One of the friends I met shared with me her celebration of being off of Crystal Meth for two weeks. She wanted me to know that she still smoked weed, and she wanted to confess to me that she had been married multiple times… but she had survived two weeks without Meth! I could see the sense of accomplishment in her eyes as I told her how proud I was of her. She asked for a hug, and before we left she enthusiastically accepted a #GC4JC card made by child and a meal ticket to Sisters of the Road Cafe. I’ll never forget that smile or that hug.
We met another woman who invited us in. The dirt covering her skin hid any chance at an accurate guess of her age, but she seemed young. We stood by her house made of old luggage and torn blankets and we listened as she explained that she had been dropped off on the streets when she was 14 years old and told by her parents that all she would ever be was a drug addict. She paused and then looked down and confessed that, in fact, that was all she had become. Glancing at the dog laying at her feet, she told us that that dog was the only one that had ever really loved her unconditionally. We gently reminded her that there was another. She told us about her 7 year-old little girl, who had a name similar to my own daughter’s name. Her daughter had been with her on the streets before someone finally called the police and she was taken from her. As this woman talked, I began to see clearly her drugs weighing on her like chains that she did not have the power to break out of. I could feel her heartbreak and her shame.
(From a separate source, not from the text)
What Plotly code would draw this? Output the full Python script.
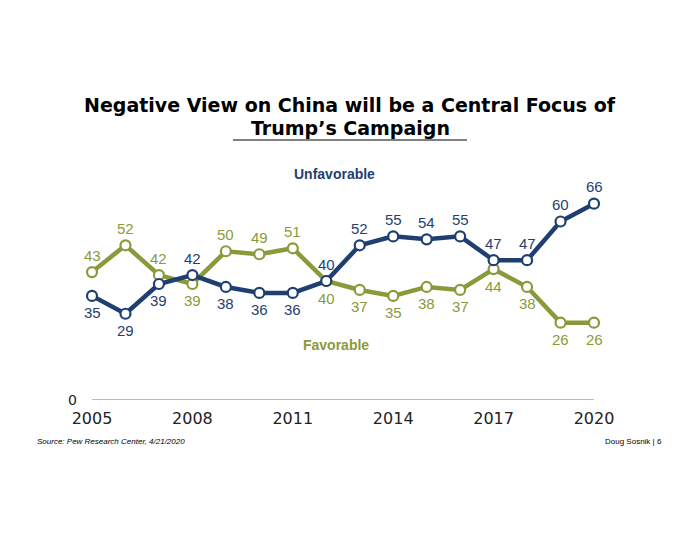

I wish I could share each story that I was honored to receive. Each one was uniquely holy, though each also seemed to break my soul into smaller and smaller pieces. My day on the streets of Portland was a day filled with confession, with tears, with smiles, with hugs, and with many expressions of deep gratitude for someone, anyone, willing to stop and listen… and then love anyway. I learned more about Jesus’ love for me that day… probably because he was right there on the streets of Portland.